Seeking is what takes the most time in a disk I/O operation, so one optimization is to reduce the number of seeks you have to make.

With larger files, in a multi-user system, you wouldn't want a single I/O operation to monopolize a disk resource, so you provide a mechanism for other I/O operations to occur along with the large I/O.

Anyway, the result is good I/O performance as long as the file system is less than 90% full. You start to run out of enough blocks in a cylinder group when you exceed 90% capacity. This means you begin to see more head seeks for smaller I/O operations.

You have similar behaviors with FFS and the ext based file systems as they have similar structures.

With ZFS, I think you need to keep even more free space for best performance. IIRC, performance begins to drop at 80-85% full.

Of course, all of this was before the advent of the SSD. Seek times are meaningless when we are talking SSD devices.

I also used this analogy when teaching, and the numbers reflect 1990's technology. You had disks with access times measured in milliseconds. So you might have a 12ms disk access time. Memory was measured in nanoseconds. So you might have had 60ns RAM.
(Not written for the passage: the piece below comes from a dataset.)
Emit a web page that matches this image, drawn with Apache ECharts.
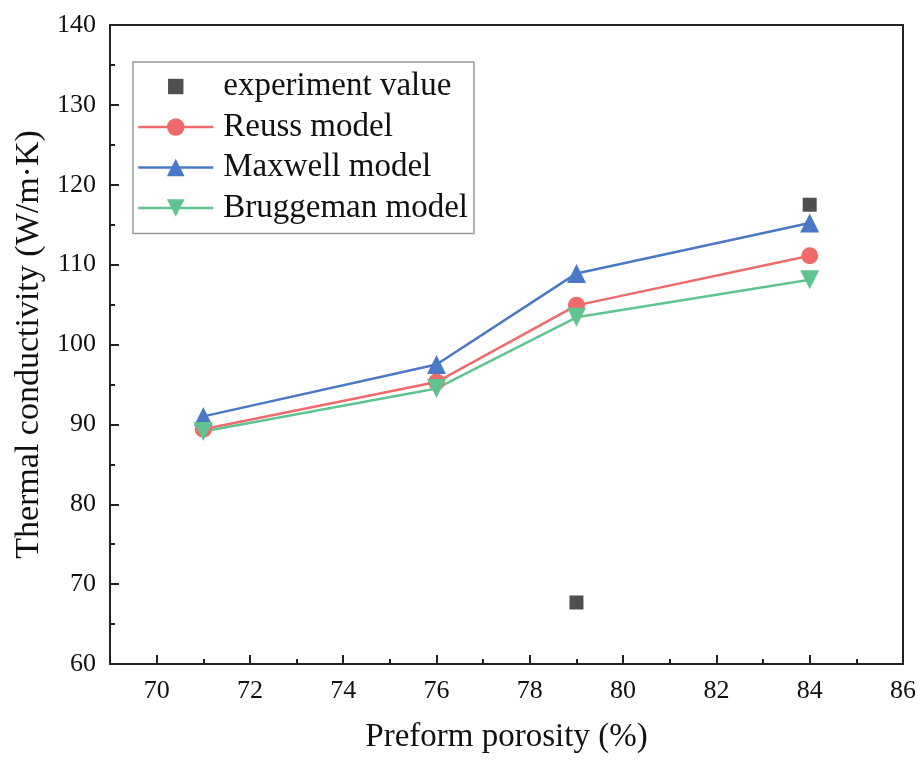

These are numbers humans don't grasp, so let's scale them to numbers you and I understand. Let's call that 60ns RAM 60 SECOND RAM. As humans, we understand 60 seconds.

Well, if we scale up the RAM access to take 60 seconds, what does our disk access become?

60ns -> 60sec means we multiplied by a billion. So our 12ms becomes 12 million seconds, 138.88 days, or over 4.5 months.

That was/is the relative difference between a disk I/O and RAM access. What takes you a "minute" to do in RAM takes just under 139 days to do on disk.

FWIW

 

[BearZDefect]

javacontour just illustrated why various levels of caching are such a big deal for performance.

While the returns may not be quite as dramatic, you can compare DRAM access to the L3 cache, then the L2 cache, then the L1 cache, and finally the CPU registers.